▸ Given exercise:
Quote the material below exactly as written, from the first line to the line that holds "pegs_m020_dn = [0, 0, 0, 0, 0, 0]", endpoints included.

════════════════════

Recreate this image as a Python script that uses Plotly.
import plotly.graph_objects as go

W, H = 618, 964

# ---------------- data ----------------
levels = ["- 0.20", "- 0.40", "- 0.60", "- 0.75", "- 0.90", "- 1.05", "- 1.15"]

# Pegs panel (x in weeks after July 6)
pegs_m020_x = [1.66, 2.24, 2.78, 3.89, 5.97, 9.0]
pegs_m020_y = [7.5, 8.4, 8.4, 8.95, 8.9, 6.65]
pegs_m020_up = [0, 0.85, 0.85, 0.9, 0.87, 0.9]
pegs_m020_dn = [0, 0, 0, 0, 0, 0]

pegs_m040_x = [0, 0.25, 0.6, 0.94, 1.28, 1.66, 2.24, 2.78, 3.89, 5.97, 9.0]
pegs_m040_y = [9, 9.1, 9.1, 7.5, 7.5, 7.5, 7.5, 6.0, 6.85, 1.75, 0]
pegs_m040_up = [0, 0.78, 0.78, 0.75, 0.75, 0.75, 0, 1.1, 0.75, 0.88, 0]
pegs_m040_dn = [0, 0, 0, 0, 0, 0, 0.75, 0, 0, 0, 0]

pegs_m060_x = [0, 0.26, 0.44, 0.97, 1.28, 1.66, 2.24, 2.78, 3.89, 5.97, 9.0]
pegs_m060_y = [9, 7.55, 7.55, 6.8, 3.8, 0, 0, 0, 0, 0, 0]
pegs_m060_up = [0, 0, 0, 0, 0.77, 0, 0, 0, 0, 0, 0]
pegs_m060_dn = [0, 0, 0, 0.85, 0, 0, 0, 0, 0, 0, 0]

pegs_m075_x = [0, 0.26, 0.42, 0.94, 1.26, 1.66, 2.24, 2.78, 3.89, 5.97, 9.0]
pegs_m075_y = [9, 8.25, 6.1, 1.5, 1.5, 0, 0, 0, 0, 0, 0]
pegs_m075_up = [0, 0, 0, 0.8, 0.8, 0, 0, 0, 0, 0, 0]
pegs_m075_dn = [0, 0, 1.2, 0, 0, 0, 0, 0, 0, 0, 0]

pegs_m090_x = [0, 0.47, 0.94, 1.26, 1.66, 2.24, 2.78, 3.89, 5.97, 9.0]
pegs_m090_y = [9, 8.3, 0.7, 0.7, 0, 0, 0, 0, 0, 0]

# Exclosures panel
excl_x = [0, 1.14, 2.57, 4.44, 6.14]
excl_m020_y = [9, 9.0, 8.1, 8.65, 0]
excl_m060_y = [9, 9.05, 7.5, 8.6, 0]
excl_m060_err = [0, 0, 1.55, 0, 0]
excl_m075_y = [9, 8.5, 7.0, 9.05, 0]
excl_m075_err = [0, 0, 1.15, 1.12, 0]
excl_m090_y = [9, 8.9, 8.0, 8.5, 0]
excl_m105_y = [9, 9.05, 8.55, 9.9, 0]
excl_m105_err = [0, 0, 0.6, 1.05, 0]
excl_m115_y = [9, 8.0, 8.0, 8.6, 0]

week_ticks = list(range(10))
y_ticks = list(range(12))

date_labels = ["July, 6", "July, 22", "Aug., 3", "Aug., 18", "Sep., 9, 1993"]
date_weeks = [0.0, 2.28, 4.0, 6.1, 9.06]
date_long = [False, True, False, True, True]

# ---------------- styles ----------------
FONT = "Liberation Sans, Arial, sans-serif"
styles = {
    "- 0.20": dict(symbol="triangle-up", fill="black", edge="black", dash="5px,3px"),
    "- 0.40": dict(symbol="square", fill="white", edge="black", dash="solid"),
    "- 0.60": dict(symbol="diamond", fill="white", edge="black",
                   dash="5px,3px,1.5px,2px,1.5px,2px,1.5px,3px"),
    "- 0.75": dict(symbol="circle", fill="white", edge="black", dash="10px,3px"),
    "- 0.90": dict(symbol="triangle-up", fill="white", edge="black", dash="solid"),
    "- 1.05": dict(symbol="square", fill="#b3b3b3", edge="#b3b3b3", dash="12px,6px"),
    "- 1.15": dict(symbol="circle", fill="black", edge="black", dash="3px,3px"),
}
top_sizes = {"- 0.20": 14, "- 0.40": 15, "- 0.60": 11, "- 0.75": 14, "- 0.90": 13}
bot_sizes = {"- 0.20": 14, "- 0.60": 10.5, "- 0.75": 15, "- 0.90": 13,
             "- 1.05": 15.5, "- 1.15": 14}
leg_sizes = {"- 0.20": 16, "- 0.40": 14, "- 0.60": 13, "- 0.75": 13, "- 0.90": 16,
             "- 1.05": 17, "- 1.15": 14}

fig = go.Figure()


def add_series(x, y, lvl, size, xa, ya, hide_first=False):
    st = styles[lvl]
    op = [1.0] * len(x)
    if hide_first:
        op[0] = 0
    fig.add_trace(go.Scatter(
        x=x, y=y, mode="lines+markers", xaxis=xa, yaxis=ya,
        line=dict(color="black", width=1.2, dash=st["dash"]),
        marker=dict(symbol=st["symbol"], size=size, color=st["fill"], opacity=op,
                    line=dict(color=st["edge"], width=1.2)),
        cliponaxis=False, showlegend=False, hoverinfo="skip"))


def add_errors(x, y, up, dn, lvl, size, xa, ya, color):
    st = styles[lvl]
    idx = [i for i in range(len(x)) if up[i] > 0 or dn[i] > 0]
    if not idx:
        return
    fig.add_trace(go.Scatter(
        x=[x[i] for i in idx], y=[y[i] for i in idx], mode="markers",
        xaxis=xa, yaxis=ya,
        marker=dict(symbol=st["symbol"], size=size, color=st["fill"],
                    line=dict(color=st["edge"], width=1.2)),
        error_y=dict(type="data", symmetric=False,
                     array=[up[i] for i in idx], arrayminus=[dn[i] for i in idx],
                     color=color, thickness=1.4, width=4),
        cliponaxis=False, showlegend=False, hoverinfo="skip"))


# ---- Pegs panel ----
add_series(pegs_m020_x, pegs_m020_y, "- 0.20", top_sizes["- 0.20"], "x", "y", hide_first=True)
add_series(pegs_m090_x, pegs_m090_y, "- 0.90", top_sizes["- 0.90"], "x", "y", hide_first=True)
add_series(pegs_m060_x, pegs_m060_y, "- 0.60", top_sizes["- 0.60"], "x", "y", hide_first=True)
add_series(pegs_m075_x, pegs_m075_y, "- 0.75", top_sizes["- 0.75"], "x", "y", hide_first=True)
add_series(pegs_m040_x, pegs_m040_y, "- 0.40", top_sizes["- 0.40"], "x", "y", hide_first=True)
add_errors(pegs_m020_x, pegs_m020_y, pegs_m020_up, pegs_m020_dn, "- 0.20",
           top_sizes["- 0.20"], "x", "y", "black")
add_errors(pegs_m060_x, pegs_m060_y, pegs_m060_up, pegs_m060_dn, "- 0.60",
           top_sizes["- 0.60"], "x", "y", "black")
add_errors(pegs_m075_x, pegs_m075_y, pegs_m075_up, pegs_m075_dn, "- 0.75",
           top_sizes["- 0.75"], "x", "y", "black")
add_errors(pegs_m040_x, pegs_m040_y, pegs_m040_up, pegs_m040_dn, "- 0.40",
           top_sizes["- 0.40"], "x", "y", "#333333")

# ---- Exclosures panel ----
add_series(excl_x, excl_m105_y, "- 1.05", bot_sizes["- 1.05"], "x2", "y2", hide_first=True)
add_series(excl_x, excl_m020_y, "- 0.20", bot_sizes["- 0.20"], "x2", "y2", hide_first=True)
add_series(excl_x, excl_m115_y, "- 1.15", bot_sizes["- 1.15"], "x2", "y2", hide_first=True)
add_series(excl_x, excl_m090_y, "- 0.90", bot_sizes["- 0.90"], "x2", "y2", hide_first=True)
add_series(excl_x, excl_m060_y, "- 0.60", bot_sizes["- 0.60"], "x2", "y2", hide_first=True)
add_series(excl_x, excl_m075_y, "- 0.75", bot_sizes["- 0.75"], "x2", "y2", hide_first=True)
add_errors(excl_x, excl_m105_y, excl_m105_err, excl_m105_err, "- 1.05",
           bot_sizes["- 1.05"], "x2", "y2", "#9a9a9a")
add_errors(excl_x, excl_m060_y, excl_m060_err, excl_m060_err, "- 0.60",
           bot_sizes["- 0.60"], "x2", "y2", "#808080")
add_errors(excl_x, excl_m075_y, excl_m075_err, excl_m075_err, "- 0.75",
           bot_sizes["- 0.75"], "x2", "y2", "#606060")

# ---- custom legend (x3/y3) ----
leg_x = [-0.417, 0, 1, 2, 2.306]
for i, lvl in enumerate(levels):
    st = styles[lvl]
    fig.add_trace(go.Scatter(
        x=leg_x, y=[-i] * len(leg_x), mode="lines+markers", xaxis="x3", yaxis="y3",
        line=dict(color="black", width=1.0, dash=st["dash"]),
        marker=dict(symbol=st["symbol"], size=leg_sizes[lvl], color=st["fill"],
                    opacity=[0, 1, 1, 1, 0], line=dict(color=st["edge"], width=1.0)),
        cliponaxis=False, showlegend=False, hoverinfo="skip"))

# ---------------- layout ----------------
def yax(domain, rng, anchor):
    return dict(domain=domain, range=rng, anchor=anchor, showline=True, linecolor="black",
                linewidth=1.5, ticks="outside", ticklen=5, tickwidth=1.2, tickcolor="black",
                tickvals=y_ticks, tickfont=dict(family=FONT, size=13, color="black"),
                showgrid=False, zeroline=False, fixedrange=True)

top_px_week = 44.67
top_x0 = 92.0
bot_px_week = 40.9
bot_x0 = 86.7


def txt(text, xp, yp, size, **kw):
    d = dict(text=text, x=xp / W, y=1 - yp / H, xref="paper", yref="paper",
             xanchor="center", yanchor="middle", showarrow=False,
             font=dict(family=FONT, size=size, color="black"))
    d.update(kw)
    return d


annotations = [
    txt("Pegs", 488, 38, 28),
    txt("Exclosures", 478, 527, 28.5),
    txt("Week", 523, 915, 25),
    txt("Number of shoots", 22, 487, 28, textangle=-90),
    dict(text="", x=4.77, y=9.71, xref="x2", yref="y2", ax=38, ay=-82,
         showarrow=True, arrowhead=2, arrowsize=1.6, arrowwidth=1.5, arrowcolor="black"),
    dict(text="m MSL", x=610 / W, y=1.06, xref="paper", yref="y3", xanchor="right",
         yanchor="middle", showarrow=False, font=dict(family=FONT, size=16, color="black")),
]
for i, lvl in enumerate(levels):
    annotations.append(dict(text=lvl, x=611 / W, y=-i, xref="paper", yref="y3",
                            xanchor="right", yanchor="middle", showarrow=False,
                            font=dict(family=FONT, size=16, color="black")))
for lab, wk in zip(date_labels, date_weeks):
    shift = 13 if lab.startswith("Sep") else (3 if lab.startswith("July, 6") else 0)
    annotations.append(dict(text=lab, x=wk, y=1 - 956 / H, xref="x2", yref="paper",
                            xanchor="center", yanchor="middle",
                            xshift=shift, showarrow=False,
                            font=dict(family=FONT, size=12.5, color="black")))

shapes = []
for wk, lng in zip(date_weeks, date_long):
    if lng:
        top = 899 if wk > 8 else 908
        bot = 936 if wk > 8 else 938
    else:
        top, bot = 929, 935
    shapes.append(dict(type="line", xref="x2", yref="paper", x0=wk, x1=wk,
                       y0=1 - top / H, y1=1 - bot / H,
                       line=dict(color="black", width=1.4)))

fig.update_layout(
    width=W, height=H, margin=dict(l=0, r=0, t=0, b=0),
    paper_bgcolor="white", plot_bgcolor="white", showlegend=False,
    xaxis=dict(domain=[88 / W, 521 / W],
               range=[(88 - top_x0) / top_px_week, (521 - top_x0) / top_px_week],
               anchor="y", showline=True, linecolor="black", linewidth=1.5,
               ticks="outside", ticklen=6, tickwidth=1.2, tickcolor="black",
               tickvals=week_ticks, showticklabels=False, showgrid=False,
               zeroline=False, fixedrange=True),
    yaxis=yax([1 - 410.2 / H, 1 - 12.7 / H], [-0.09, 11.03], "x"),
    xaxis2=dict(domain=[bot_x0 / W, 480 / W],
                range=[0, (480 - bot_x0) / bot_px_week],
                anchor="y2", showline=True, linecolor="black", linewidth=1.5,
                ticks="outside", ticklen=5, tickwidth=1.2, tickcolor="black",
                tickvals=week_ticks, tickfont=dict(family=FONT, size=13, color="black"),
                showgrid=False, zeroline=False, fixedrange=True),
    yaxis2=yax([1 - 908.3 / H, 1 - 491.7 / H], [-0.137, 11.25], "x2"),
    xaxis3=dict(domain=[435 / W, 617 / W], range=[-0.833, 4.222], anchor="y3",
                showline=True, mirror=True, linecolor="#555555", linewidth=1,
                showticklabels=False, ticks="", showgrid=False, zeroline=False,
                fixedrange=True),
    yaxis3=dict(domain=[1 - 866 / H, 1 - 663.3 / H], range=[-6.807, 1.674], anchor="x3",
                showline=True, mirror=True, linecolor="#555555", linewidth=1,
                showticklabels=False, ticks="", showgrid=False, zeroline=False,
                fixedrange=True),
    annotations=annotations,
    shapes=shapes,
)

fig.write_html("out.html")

════════════════════

▸ Full response:
Recreate this image as a Python script that uses Plotly.
import plotly.graph_objects as go

W, H = 618, 964

# ---------------- data ----------------
levels = ["- 0.20", "- 0.40", "- 0.60", "- 0.75", "- 0.90", "- 1.05", "- 1.15"]

# Pegs panel (x in weeks after July 6)
pegs_m020_x = [1.66, 2.24, 2.78, 3.89, 5.97, 9.0]
pegs_m020_y = [7.5, 8.4, 8.4, 8.95, 8.9, 6.65]
pegs_m020_up = [0, 0.85, 0.85, 0.9, 0.87, 0.9]
pegs_m020_dn = [0, 0, 0, 0, 0, 0]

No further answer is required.